What is needed:
Nothing in the data should change when you return it, but leave the pictures out.

Data block:
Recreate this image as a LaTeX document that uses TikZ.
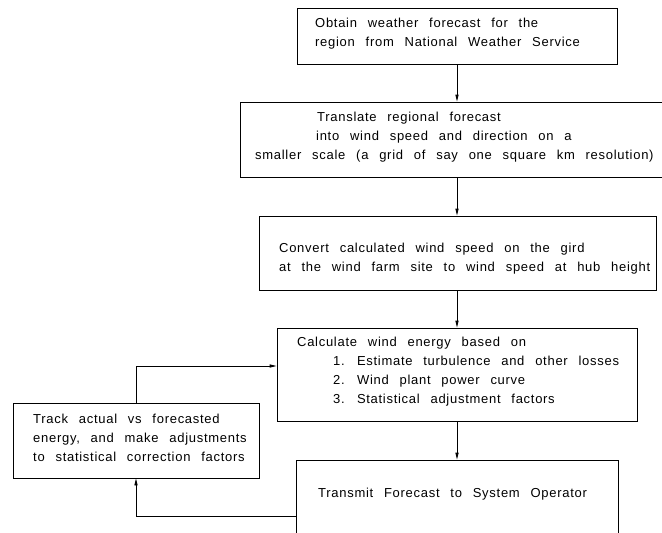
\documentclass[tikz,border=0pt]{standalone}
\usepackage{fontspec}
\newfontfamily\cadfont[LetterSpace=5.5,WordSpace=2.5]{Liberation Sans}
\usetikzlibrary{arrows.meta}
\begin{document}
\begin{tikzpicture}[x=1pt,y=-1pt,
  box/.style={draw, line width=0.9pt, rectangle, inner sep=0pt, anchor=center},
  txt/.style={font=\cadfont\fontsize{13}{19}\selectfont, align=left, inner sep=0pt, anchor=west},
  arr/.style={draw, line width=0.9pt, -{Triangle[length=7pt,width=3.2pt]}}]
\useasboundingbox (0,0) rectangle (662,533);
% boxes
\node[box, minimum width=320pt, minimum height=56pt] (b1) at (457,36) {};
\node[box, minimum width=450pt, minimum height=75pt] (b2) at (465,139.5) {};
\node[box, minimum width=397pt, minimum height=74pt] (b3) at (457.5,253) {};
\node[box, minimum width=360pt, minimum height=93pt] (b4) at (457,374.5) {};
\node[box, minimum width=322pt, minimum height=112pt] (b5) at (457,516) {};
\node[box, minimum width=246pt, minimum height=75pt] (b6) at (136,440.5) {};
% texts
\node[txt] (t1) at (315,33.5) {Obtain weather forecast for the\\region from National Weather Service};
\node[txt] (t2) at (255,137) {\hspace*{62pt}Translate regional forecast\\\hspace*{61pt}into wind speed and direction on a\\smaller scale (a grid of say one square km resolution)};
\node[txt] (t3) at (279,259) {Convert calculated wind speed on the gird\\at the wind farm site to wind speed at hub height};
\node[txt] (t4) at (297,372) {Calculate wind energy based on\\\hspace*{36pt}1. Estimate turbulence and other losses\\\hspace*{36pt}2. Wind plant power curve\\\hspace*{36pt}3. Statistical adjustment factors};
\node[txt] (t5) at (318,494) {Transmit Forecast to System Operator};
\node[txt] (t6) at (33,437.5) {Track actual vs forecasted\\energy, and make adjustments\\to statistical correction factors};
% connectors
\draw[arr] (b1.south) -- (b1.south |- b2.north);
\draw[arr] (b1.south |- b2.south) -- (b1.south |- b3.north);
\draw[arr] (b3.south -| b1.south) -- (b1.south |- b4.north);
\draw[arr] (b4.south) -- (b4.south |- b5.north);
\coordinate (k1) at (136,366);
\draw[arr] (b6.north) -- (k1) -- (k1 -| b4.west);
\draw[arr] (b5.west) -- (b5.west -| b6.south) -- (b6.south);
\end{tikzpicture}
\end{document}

Output:
Recreate this image as a LaTeX document that uses TikZ.
\documentclass[tikz,border=0pt]{standalone}
\usepackage{fontspec}
\newfontfamily\cadfont[LetterSpace=5.5,WordSpace=2.5]{Liberation Sans}
\usetikzlibrary{arrows.meta}
\begin{document}
\begin{tikzpicture}[x=1pt,y=-1pt,
  box/.style={draw, line width=0.9pt, rectangle, inner sep=0pt, anchor=center},
  txt/.style={font=\cadfont\fontsize{13}{19}\selectfont, align=left, inner sep=0pt, anchor=west},
  arr/.style={draw, line width=0.9pt, -{Triangle[length=7pt,width=3.2pt]}}]
\useasboundingbox (0,0) rectangle (662,533);
% boxes
\node[box, minimum width=320pt, minimum height=56pt] (b1) at (457,36) {};
\node[box, minimum width=450pt, minimum height=75pt] (b2) at (465,139.5) {};
\node[box, minimum width=397pt, minimum height=74pt] (b3) at (457.5,253) {};
\node[box, minimum width=360pt, minimum height=93pt] (b4) at (457,374.5) {};
\node[box, minimum width=322pt, minimum height=112pt] (b5) at (457,516) {};
\node[box, minimum width=246pt, minimum height=75pt] (b6) at (136,440.5) {};
% texts
\node[txt] (t1) at (315,33.5) {Obtain weather forecast for the\\region from National Weather Service};
\node[txt] (t2) at (255,137) {\hspace*{62pt}Translate regional forecast\\\hspace*{61pt}into wind speed and direction on a\\smaller scale (a grid of say one square km resolution)};
\node[txt] (t3) at (279,259) {Convert calculated wind speed on the gird\\at the wind farm site to wind speed at hub height};
\node[txt] (t4) at (297,372) {Calculate wind energy based on\\\hspace*{36pt}1. Estimate turbulence and other losses\\\hspace*{36pt}2. Wind plant power curve\\\hspace*{36pt}3. Statistical adjustment factors};
\node[txt] (t5) at (318,494) {Transmit Forecast to System Operator};
\node[txt] (t6) at (33,437.5) {Track actual vs forecasted\\energy, and make adjustments\\to statistical correction factors};
% connectors
\draw[arr] (b1.south) -- (b1.south |- b2.north);
\draw[arr] (b1.south |- b2.south) -- (b1.south |- b3.north);
\draw[arr] (b3.south -| b1.south) -- (b1.south |- b4.north);
\draw[arr] (b4.south) -- (b4.south |- b5.north);
\coordinate (k1) at (136,366);
\draw[arr] (b6.north) -- (k1) -- (k1 -| b4.west);
\draw[arr] (b5.west) -- (b5.west -| b6.south) -- (b6.south);
\end{tikzpicture}
\end{document}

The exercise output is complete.